-- start Supplied material --
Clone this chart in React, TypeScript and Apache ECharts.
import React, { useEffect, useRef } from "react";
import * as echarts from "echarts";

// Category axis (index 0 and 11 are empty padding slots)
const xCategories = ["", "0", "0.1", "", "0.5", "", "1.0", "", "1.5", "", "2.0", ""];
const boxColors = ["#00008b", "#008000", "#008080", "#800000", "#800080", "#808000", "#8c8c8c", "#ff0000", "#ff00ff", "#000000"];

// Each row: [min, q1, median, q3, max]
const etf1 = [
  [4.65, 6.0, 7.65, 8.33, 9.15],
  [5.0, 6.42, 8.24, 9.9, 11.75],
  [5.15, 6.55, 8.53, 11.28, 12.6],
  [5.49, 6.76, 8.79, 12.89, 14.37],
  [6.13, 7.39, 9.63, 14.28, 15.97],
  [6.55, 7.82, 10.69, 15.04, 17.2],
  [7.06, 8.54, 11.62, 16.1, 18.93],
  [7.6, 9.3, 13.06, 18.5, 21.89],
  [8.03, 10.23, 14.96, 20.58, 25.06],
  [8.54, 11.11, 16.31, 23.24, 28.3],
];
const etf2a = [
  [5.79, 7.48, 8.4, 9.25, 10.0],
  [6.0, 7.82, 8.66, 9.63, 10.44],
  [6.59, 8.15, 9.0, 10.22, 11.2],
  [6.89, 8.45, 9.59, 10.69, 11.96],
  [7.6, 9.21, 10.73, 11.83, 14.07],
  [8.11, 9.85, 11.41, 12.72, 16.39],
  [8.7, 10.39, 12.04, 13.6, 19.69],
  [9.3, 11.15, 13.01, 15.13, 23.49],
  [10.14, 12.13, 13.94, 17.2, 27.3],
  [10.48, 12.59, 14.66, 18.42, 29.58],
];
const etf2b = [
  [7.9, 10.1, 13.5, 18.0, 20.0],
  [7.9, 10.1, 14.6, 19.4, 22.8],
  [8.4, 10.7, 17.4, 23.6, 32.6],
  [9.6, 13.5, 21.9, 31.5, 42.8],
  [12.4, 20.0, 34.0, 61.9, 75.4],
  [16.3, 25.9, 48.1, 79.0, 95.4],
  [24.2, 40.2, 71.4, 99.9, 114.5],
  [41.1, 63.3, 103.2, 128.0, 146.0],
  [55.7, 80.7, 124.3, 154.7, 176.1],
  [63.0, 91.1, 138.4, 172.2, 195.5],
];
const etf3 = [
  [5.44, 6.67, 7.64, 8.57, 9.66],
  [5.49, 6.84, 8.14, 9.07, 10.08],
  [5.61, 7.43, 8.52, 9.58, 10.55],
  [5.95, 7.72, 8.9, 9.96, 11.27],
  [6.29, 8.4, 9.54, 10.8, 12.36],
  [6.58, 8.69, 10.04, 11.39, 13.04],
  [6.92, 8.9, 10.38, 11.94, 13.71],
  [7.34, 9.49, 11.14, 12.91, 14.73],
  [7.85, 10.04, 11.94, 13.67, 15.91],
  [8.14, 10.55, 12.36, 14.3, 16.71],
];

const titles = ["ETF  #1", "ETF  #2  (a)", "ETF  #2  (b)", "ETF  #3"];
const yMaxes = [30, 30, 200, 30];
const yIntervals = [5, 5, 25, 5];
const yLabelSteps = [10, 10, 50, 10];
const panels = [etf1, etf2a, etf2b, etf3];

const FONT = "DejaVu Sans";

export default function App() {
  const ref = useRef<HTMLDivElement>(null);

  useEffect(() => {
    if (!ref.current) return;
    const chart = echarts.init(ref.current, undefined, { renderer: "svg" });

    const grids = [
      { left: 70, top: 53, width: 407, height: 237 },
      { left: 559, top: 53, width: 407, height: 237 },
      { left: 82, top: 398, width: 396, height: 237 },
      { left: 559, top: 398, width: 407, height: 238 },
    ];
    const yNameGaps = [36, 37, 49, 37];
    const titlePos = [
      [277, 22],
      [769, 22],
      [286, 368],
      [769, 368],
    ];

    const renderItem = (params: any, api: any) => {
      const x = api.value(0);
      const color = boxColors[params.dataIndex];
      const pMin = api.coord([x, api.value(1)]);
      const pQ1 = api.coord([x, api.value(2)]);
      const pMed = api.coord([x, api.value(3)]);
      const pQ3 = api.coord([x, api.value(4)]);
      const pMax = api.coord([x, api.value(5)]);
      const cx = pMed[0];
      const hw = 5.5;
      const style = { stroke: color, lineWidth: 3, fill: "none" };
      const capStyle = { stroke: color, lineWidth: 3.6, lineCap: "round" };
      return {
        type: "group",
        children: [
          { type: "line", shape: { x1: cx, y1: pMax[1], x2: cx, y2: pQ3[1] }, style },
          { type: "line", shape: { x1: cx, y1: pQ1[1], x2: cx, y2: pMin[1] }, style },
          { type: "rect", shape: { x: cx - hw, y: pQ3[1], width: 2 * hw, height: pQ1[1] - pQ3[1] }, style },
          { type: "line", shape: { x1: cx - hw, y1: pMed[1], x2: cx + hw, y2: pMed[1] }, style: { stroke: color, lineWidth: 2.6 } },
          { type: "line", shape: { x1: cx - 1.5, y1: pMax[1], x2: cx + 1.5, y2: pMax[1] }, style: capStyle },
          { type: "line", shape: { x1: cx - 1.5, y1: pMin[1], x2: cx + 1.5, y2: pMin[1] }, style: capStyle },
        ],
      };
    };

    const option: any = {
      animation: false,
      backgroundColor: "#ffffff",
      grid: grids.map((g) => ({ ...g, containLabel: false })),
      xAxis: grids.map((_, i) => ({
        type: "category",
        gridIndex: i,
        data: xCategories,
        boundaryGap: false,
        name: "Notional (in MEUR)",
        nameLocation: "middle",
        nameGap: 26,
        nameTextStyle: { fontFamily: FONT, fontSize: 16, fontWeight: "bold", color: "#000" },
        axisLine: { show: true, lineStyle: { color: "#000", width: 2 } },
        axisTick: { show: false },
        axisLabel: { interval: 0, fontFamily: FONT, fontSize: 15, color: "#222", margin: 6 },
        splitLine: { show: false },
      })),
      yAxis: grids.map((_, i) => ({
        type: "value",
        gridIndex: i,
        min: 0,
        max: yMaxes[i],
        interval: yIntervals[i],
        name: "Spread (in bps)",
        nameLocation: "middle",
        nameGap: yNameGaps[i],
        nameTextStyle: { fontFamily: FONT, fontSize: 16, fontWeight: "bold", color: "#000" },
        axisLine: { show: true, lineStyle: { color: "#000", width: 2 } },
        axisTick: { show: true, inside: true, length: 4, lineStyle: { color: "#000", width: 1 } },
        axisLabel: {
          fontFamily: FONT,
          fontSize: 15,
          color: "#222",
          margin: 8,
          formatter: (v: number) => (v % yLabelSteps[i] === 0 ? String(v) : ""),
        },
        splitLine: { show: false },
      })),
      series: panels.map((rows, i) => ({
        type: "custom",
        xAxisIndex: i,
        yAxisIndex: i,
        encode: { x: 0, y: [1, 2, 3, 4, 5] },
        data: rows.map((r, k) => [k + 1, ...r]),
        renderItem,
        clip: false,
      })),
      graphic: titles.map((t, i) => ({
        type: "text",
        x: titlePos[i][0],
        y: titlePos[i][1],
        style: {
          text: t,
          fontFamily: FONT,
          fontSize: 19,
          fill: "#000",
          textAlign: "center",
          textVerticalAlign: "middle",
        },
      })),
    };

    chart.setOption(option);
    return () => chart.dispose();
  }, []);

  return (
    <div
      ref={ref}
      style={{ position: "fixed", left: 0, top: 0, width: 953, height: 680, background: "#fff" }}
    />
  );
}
-- end Supplied material --
» Objective
Reprint the data above from the opening line to the line holding "import * as", inclusive, and nothing else.

» Response to this task
Clone this chart in React, TypeScript and Apache ECharts.
import React, { useEffect, useRef } from "react";
import * as echarts from "echarts";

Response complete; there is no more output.